The number of women my brother Matthew killed, so far as I can reckon it, is one hundred and six…
1645. When Alice Hopkins’ husband dies in a tragic accident, she has no choice but to return to the small Essex town of Manningtree, where her brother Matthew still lives.
But home is no longer a place of safety. Matthew has changed, and there are rumours spreading through the town: whispers of witches, and of a great book, in which her brother is gathering women’s names.
To what lengths will her brother’s obsession drive him?
And what choice will Alice make, when she finds herself at the very heart of his plan?
The Witchfinder’s Sister is a richly told historical tale set in 1645.
Based on a real life character, Beth Underdown has written a tightly woven plot that combines fact with fiction and has created a brilliant novel that intrigues, interests and fascinates its reader.
Alice Hopkins, having returned home to Manningtree and her younger brother Matthew, finds herself in the midst of superstition, madness and a host of women accused of witchcraft.
Matthew , facially scared through being burned as an infant, is travelling the land finding these poor unfortunate women and bringing them to justice. However, his heavy handed ways of proving the accusations are quite something, and Underdowns highly descriptive passages are horrifying and emotive.

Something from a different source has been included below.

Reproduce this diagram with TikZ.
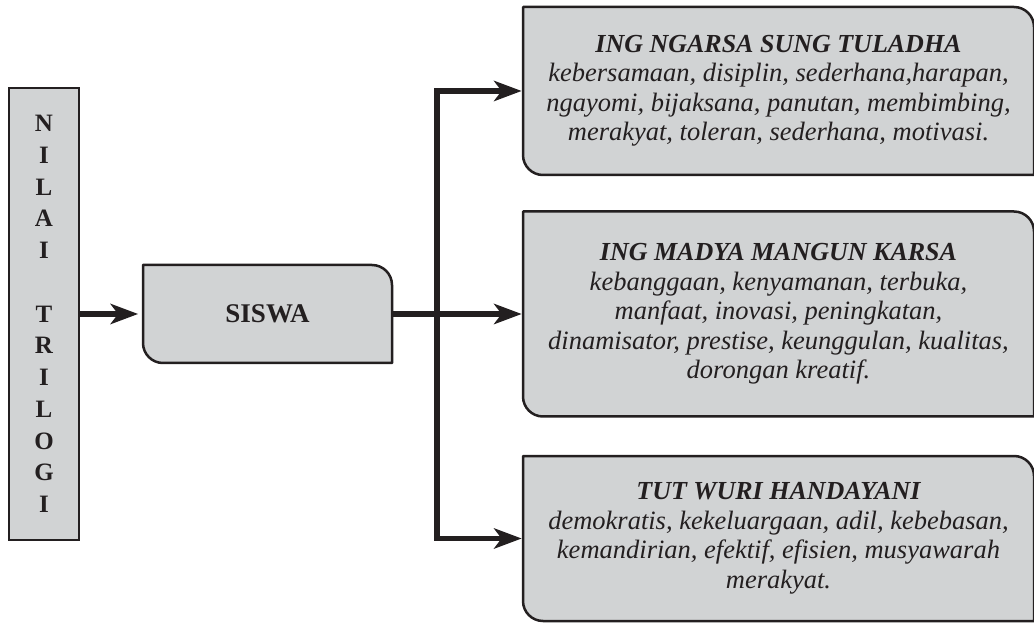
\documentclass[tikz,border=0pt]{standalone}
\usepackage{fontspec}
\setmainfont{Liberation Serif}
\usetikzlibrary{arrows.meta,backgrounds}

\definecolor{ink}{HTML}{231F20}
\definecolor{panel}{HTML}{D1D3D4}

\tikzset{
  box/.style={inner sep=0pt, outer sep=0pt, align=center, text=ink},
  items/.style={box, minimum width=511pt, font=\fontsize{26.5}{29.5}\selectfont\itshape},
  frame/.style={fill=panel, draw=ink, line width=2.5pt, line join=round},
  flow/.style={draw=ink, line width=5.5pt, line join=miter,
    -{Stealth[length=28pt, width=21pt, inset=8pt, line width=0pt]}},
}

\begin{document}
\begin{tikzpicture}[x=1pt, y=1pt]
\useasboundingbox (0,0) rectangle (1034,622);

% vertical title column
\node[box, minimum width=70pt, minimum height=452pt,
      font=\fontsize{25}{31.75}\selectfont\bfseries] (nilai) at (44,308)
  {N\\I\\L\\A\\I\\\mbox{}\\T\\R\\I\\L\\O\\G\\I};

% central node
\node[box, minimum width=249pt, minimum height=98pt,
      font=\fontsize{27}{30}\selectfont\bfseries] (siswa) at (267.5,308) {SISWA};

% the three principles
\node[items, minimum height=168pt] (ngarsa) at (778.5,531)
  {{\fontsize{26}{29.5}\selectfont\bfseries ING NGARSA SUNG TULADHA}\\
   kebersamaan, disiplin, sederhana,harapan,\\
   ngayomi, bijaksana, panutan, membimbing,\\
   merakyat, toleran, sederhana, motivasi.};

\node[items, minimum height=205pt] (madya) at (778.5,308)
  {{\fontsize{26}{29.5}\selectfont\bfseries ING MADYA MANGUN KARSA}\\
   kebanggaan, kenyamanan, terbuka,\\
   manfaat, inovasi, peningkatan,\\
   dinamisator, prestise, keunggulan, kualitas,\\
   dorongan kreatif.};

\node[items, minimum height=165pt] (wuri) at (778.5,83.5)
  {{\fontsize{26}{29.5}\selectfont\bfseries TUT WURI HANDAYANI}\\
   demokratis, kekeluargaan, adil, kebebasan,\\
   kemandirian, efektif, efisien, musyawarah\\
   merakyat.};

% box outlines, behind the text
\begin{scope}[on background layer]
  \clip (0,0) rectangle (1034,622);
  \filldraw[frame, line join=miter] (nilai.south west) rectangle (nilai.north east);
  \foreach \b in {siswa, ngarsa, madya, wuri}
    \filldraw[frame] (\b.north west)
      -- ([xshift=-20pt]\b.north east) arc[start angle=90, end angle=0, radius=20pt]
      -- (\b.south east)
      -- ([xshift=20pt]\b.south west) arc[start angle=270, end angle=180, radius=20pt]
      -- cycle;
\end{scope}

% connectors
\coordinate (split) at (437,308);
\draw[flow, shorten >=5pt] (nilai.east) -- (siswa.west);
\draw[flow, shorten >=1.5pt] (siswa.east) -- (madya.west);
\draw[flow, shorten >=1.5pt] (split) |- (ngarsa.west);
\draw[flow, shorten >=1.5pt] (split) |- (wuri.west);
\end{tikzpicture}
\end{document}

The stench, poverty and hunger of these unfortunates, are laced with how the rich hound the widowed, the childless and even the mentally ill. The abusive nature of the men involved in the Witch-hunts are all to real, and with references to Bible scripture seemingly make their actions acceptable.

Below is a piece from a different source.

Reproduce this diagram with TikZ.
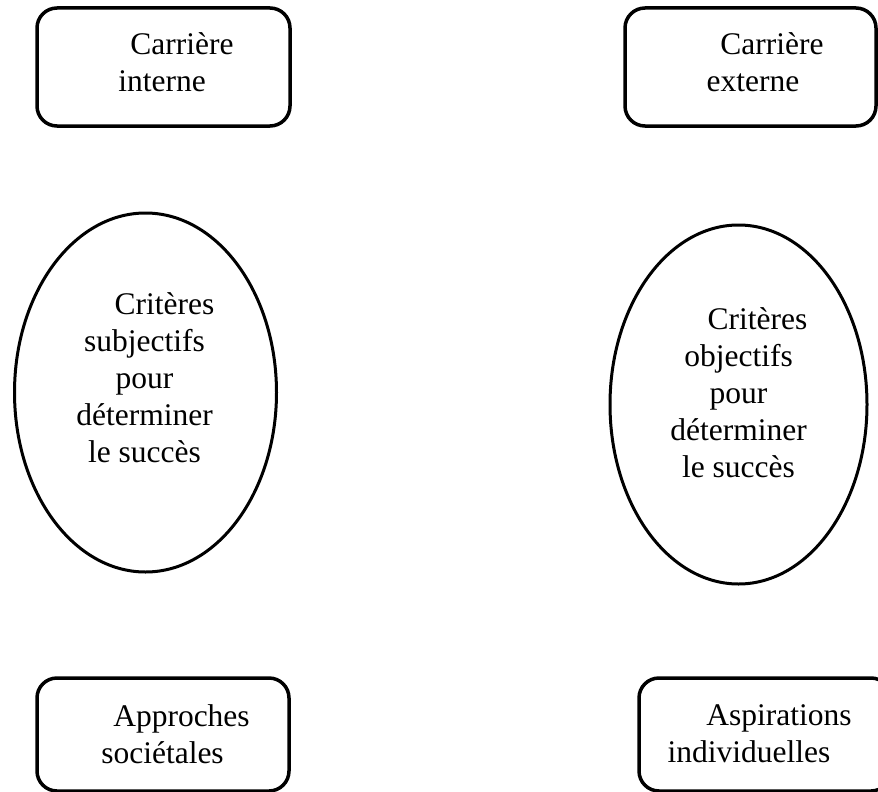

Alice uncovers the circumstances of Matthews birth and his accident, and when she finds herself at his mercy she has to be strong enough to make a decision that not only shocks but is also one that the reader does not expect.
The Witchfinder’s Sister is not a speed read, which is a good thing. I found it fascinating and with the history of witchcraft and it’s hunters easy to find on Google makes this an exceptional debut.